*Goal of the exercise*
The lines beneath this instruction, from the first through the one containing "import plotly.graph_objects as go", must be transcribed exactly; no other line belongs in the output.

········

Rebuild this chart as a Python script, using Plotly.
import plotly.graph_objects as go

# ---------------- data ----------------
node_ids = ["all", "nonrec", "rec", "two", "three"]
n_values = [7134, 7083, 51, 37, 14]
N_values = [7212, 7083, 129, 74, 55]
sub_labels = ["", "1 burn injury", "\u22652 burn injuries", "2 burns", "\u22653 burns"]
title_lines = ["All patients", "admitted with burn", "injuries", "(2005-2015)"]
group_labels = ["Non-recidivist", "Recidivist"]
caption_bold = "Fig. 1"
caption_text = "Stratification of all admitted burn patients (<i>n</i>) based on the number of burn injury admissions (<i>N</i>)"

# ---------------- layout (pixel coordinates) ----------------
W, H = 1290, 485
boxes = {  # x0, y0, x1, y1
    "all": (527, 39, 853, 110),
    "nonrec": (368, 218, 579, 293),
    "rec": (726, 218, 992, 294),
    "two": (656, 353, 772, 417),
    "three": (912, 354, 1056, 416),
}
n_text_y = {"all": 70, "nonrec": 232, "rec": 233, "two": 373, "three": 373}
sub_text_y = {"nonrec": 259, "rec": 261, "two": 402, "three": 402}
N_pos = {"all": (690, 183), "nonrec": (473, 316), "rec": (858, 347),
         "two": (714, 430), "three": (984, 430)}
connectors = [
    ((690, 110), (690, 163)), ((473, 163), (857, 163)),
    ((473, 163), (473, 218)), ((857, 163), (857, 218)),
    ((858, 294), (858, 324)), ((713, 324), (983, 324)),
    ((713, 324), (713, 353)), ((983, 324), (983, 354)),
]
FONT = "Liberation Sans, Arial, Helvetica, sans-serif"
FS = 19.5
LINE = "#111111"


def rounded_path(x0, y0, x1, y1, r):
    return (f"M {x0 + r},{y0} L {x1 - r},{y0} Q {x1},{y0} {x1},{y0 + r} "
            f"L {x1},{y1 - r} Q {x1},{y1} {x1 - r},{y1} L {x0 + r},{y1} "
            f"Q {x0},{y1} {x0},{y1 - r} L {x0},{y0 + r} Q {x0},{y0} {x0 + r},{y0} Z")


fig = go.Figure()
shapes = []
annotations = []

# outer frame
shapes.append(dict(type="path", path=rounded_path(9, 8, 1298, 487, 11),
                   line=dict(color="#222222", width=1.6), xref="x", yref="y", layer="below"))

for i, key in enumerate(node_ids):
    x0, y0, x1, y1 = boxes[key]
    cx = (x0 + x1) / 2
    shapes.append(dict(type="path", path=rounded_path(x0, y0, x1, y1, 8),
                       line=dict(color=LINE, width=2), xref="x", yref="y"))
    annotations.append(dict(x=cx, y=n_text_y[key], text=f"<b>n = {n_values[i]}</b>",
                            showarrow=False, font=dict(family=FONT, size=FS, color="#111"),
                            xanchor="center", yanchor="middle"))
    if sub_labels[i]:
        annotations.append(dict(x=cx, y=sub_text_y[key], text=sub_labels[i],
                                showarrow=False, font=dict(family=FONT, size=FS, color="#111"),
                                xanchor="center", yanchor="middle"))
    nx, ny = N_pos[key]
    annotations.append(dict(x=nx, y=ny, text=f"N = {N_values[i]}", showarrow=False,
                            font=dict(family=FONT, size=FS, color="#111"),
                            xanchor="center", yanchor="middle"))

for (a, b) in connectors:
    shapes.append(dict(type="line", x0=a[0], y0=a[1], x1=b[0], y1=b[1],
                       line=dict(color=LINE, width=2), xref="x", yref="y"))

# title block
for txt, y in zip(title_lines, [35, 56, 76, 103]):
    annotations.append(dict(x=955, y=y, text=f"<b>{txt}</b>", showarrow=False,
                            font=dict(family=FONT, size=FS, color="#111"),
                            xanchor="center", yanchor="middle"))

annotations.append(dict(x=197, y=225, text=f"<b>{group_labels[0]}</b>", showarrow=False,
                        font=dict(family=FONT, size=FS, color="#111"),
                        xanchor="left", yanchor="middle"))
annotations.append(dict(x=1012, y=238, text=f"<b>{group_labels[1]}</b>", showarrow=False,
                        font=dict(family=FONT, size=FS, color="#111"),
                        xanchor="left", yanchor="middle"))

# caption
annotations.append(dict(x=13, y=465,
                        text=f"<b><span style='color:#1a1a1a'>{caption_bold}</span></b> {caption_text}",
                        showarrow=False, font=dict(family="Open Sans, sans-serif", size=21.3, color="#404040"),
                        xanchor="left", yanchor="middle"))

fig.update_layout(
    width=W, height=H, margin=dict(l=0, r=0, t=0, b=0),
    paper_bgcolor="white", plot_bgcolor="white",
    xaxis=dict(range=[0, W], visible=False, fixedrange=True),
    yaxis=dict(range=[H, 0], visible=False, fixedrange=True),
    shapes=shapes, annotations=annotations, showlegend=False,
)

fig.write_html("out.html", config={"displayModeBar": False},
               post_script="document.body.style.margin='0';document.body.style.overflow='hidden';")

········

*Task result*
Rebuild this chart as a Python script, using Plotly.
import plotly.graph_objects as go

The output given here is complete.